Beatriz García Moreno

Los dispositivos tecnológicos que capturan la imagen se han encargado de llevar en tiempo real, a los lugares más íntimos, el mundo de afuera. Las cámaras penetran cualquier habitación y traen en pantallas diversas, no sólo estilos de vida, gadgets y objetos de consumo del mercado, sino también los sucesos más crueles convertidos en imágenes inofensivas que desaparecen con solo apagar el botón de encendido. La mirada capturada por la cámara previene a quien la observa de ser tocado por el goce extraño y amenazante del Otro, y lo protege de enfrentar la diferencia que ese Otro exhibe. La cámara parece fungir así, como un operador de la mirada que no sólo permite el encuadre, sino también la apropiación del instante, la manipulación del objeto, y la conversión de cualquier acontecimiento en una ficción que logra situarse en lo imaginario y cabalgar sobre lo real en goces insospechados.

En la actualidad se asiste a la invasión de las escenas de lo público en los espacios de lo privado, y las de lo íntimo aforan sin tapujos en los espacios de lo público. Rituales privados liberados de la moral burguesa y en complicidad con la pantalla, dan rienda suelta al apetito del ojo que se obnubila en la contemplación de las imágenes capturadas, del Otro envasado en paquetes de la más alta variedad y sofisticación, de los personajes y objetos-mercancía más diversos que le prometen una satisfacción ilimitada, mientras esconden a la manera de una anamorfosis, los cuerpos incompletos, consumidos por el paso del tiempo, atravesados por la muerte, pero que al estar camuflados detrás de las cámaras, tienen el poder de envolver al espectador en sus brillos y de alivianar cualquier manifestación de los real.

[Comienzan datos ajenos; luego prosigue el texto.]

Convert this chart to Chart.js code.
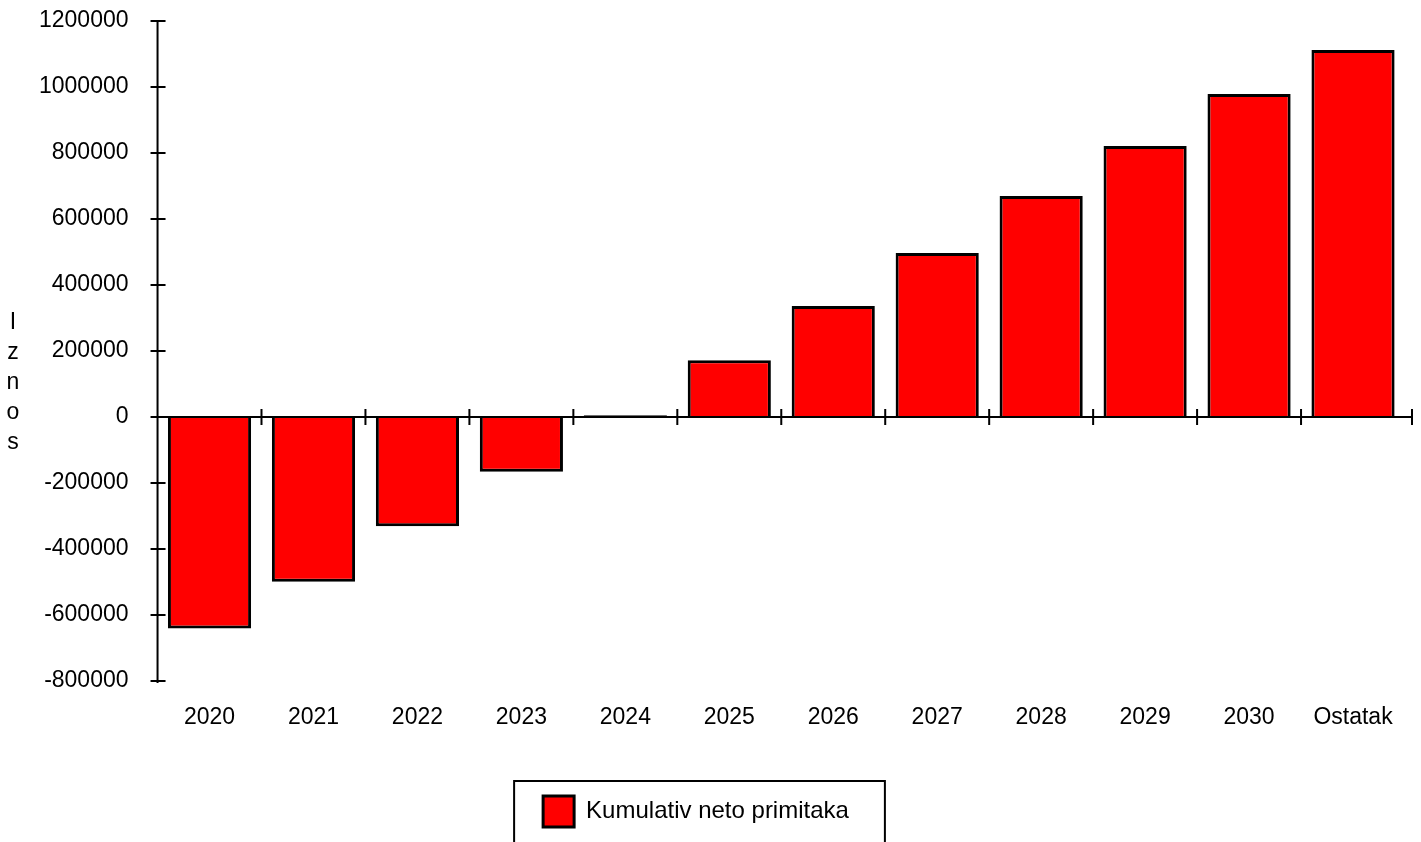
<!DOCTYPE html>
<html>
<head>
<meta charset="utf-8">
<title>Kumulativ neto primitaka</title>
<script src="https://cdn.jsdelivr.net/npm/chart.js@4"></script>
<style>
  html, body { margin: 0; padding: 0; background: #fff; overflow: hidden; }
  #chart { display: block; }
</style>
</head>
<body>
<canvas id="chart" width="1421" height="842"></canvas>
<script>
// Data
const categories = ['2020', '2021', '2022', '2023', '2024', '2025', '2026', '2027', '2028', '2029', '2030', 'Ostatak'];
const cumulativeNet = [-641000, -499000, -331000, -166000, 5000, 172000, 336000, 497000, 670000, 821000, 979000, 1112000];
const seriesName = 'Kumulativ neto primitaka';
const axisTitle = 'Iznos';
const yMin = -800000;
const yMax = 1200000;
const yStep = 200000;

const FONT = '"Liberation Sans", Arial, sans-serif';
const LEGEND_CENTER = 696;

// Axis lines with crossing ticks, the stacked axis title and the legend frame
const axisDecor = {
    id: 'axisDecor',
    afterLayout(chart) {
        // move the legend so it sits where the original one was
        const lg = chart.legend;
        const shift = LEGEND_CENTER - (lg.left + lg.right) / 2;
        lg.left += shift;
        lg.right += shift;
        lg.legendHitBoxes.forEach(h => { h.left += shift; });
    },
    afterDatasetsDraw(chart) {
        const { ctx, chartArea, scales: { x, y } } = chart;
        ctx.save();
        ctx.strokeStyle = '#000';
        ctx.lineWidth = 2;
        ctx.beginPath();

        // y axis and its ticks
        ctx.moveTo(chartArea.left, chartArea.top);
        ctx.lineTo(chartArea.left, chartArea.bottom + 2);
        y.ticks.forEach(t => {
            const py = y.getPixelForValue(t.value);
            ctx.moveTo(chartArea.left - 7, py);
            ctx.lineTo(chartArea.left + 8, py);
        });

        // x axis line at zero, with ticks between categories
        const zy = y.getPixelForValue(0);
        ctx.moveTo(chartArea.left, zy);
        ctx.lineTo(chartArea.right + 7, zy);
        for (let i = 1; i <= categories.length; i++) {
            const px = i < categories.length
                ? (x.getPixelForValue(i - 1) + x.getPixelForValue(i)) / 2
                : chartArea.right + 7;
            ctx.moveTo(px, zy - 8);
            ctx.lineTo(px, zy + 8);
        }
        ctx.stroke();

        // vertical letters of the y title
        ctx.fillStyle = '#000';
        ctx.font = '23px ' + FONT;
        ctx.textAlign = 'center';
        ctx.textBaseline = 'middle';
        const letters = axisTitle.split('');
        const midY = (chartArea.top + chartArea.bottom) / 2 + 32;
        letters.forEach((ch, i) => {
            ctx.fillText(ch, 13, midY + (i - (letters.length - 1) / 2) * 30);
        });
        ctx.restore();
    },
    afterDraw(chart) {
        const legend = chart.legend;
        if (!legend) return;
        const { ctx } = chart;
        ctx.save();
        ctx.font = '24px ' + FONT;
        const itemW = 31 + 12 + ctx.measureText(seriesName).width;
        const itemX = (legend.left + legend.right) / 2 - itemW / 2;
        ctx.strokeStyle = '#000';
        ctx.lineWidth = 2;
        ctx.strokeRect(itemX - 29, legend.top, itemW + 65, 80);
        ctx.restore();
    }
};

const ctx = document.getElementById('chart');

new Chart(ctx, {
    type: 'bar',
    data: {
        labels: categories,
        datasets: [{
            label: seriesName,
            data: cumulativeNet,
            backgroundColor: '#ff0000',
            borderColor: '#000000',
            borderWidth: 3,
            barPercentage: 0.8,
            categoryPercentage: 1.0
        }]
    },
    options: {
        responsive: false,
        animation: false,
        layout: {
            padding: { top: 21, left: 39, right: 16, bottom: 5 }
        },
        scales: {
            x: {
                grid: { display: false, drawTicks: false },
                border: { display: false },
                ticks: {
                    color: '#000',
                    font: { family: FONT, size: 23 },
                    padding: 23,
                    maxRotation: 0
                },
                afterFit(scale) {
                    scale.height = 100;
                }
            },
            y: {
                min: yMin,
                max: yMax,
                // invisible tick marks only reserve the gap between labels and axis
                grid: {
                    display: true,
                    drawOnChartArea: false,
                    drawTicks: true,
                    tickLength: 29,
                    color: 'rgba(0,0,0,0)'
                },
                border: { display: false },
                ticks: {
                    stepSize: yStep,
                    color: '#000',
                    font: { family: FONT, size: 23 },
                    padding: 0,
                    callback: v => String(v)
                }
            }
        },
        plugins: {
            legend: {
                position: 'bottom',
                labels: {
                    boxWidth: 31,
                    boxHeight: 31,
                    padding: 15,
                    color: '#000',
                    font: { family: FONT, size: 24 }
                }
            },
            tooltip: { enabled: false }
        }
    },
    plugins: [axisDecor]
});
</script>
</body>
</html>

Mientras lo imaginario se incrementa en el espacio de lo íntimo y se vuelve cómplice no sólo de todo tipo de autoerotismo y el goce perverso encuentra nuevos caminos para su acción, el espacio de lo público se vacía de las referencias simbólicas y se llena de sujetos frágiles que apenas logran reconocerse en las cámaras que devuelven sus imágenes.

El mandato al consumo puesto en acción en la intimidad que abre la pantalla, deleita al voyeur que no sólo se embriaga de modo frenético en la contemplación de infinidad de imágenes, sino, y de manera particular, en la posibilidad de convertir a los seres y al mundo en su totalidad, en objetos capturados por la cámara, para el goce de su mirada.

La inmediatez del logro y lo efímero de los sucesos acentuado por la cámara que se interpone entre el sujeto y su experiencia directa, son característica del movimiento sin pausa de sujetos que creen encontrar en cada imagen capturada, una posibilidad de ser, sin percatarse, ni importarles, la condición efímera que la caracteriza además de la imposibilidad que las acompaña.

Los goces de los Unos singulares se manifiestan en la escena ciudadana en modalidades que tienen que ver con el disfrute en el encierro, acompañado de los que considera sus semejantes. La pantalla se presta para rituales privados que dan cuenta de la naturaleza autística del goce, de la imposibilidad de un lazo social en el que comande el respeto por el sujeto.